## Aim of the exercise
Your task is to repeat the lines below exactly, excluding any pictures they contain.

## Data
# # #

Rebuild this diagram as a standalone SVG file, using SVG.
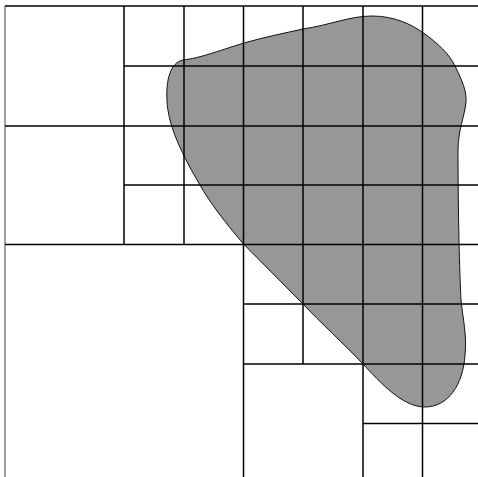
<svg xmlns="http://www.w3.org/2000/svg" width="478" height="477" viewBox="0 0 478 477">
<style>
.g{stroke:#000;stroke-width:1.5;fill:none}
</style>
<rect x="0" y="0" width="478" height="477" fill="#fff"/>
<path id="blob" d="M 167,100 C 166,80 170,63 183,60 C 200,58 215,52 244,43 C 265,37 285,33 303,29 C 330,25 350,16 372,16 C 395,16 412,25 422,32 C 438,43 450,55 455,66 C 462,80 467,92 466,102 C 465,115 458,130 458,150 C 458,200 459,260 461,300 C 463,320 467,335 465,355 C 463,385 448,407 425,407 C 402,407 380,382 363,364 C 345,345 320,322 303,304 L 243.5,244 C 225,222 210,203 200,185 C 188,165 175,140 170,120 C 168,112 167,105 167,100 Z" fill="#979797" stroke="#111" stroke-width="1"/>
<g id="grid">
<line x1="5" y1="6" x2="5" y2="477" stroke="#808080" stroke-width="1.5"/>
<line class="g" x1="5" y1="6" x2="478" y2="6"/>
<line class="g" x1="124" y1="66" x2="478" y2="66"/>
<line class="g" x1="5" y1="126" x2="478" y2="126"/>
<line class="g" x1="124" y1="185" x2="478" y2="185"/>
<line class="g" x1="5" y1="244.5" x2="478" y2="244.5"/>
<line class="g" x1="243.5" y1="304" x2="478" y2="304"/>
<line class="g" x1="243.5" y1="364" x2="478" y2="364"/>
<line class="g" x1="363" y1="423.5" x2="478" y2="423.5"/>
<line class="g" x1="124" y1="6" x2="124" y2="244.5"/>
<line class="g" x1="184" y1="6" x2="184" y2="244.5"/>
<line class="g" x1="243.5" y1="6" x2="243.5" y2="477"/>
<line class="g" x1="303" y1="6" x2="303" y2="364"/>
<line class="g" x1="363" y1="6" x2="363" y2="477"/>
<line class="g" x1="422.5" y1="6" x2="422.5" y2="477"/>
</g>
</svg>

# # #

## Result for this exercise
Rebuild this diagram as a standalone SVG file, using SVG.
<svg xmlns="http://www.w3.org/2000/svg" width="478" height="477" viewBox="0 0 478 477">
<style>
.g{stroke:#000;stroke-width:1.5;fill:none}
</style>
<rect x="0" y="0" width="478" height="477" fill="#fff"/>
<path id="blob" d="M 167,100 C 166,80 170,63 183,60 C 200,58 215,52 244,43 C 265,37 285,33 303,29 C 330,25 350,16 372,16 C 395,16 412,25 422,32 C 438,43 450,55 455,66 C 462,80 467,92 466,102 C 465,115 458,130 458,150 C 458,200 459,260 461,300 C 463,320 467,335 465,355 C 463,385 448,407 425,407 C 402,407 380,382 363,364 C 345,345 320,322 303,304 L 243.5,244 C 225,222 210,203 200,185 C 188,165 175,140 170,120 C 168,112 167,105 167,100 Z" fill="#979797" stroke="#111" stroke-width="1"/>
<g id="grid">
<line x1="5" y1="6" x2="5" y2="477" stroke="#808080" stroke-width="1.5"/>
<line class="g" x1="5" y1="6" x2="478" y2="6"/>
<line class="g" x1="124" y1="66" x2="478" y2="66"/>
<line class="g" x1="5" y1="126" x2="478" y2="126"/>
<line class="g" x1="124" y1="185" x2="478" y2="185"/>
<line class="g" x1="5" y1="244.5" x2="478" y2="244.5"/>
<line class="g" x1="243.5" y1="304" x2="478" y2="304"/>
<line class="g" x1="243.5" y1="364" x2="478" y2="364"/>
<line class="g" x1="363" y1="423.5" x2="478" y2="423.5"/>
<line class="g" x1="124" y1="6" x2="124" y2="244.5"/>
<line class="g" x1="184" y1="6" x2="184" y2="244.5"/>
<line class="g" x1="243.5" y1="6" x2="243.5" y2="477"/>
<line class="g" x1="303" y1="6" x2="303" y2="364"/>
<line class="g" x1="363" y1="6" x2="363" y2="477"/>
<line class="g" x1="422.5" y1="6" x2="422.5" y2="477"/>
</g>
</svg>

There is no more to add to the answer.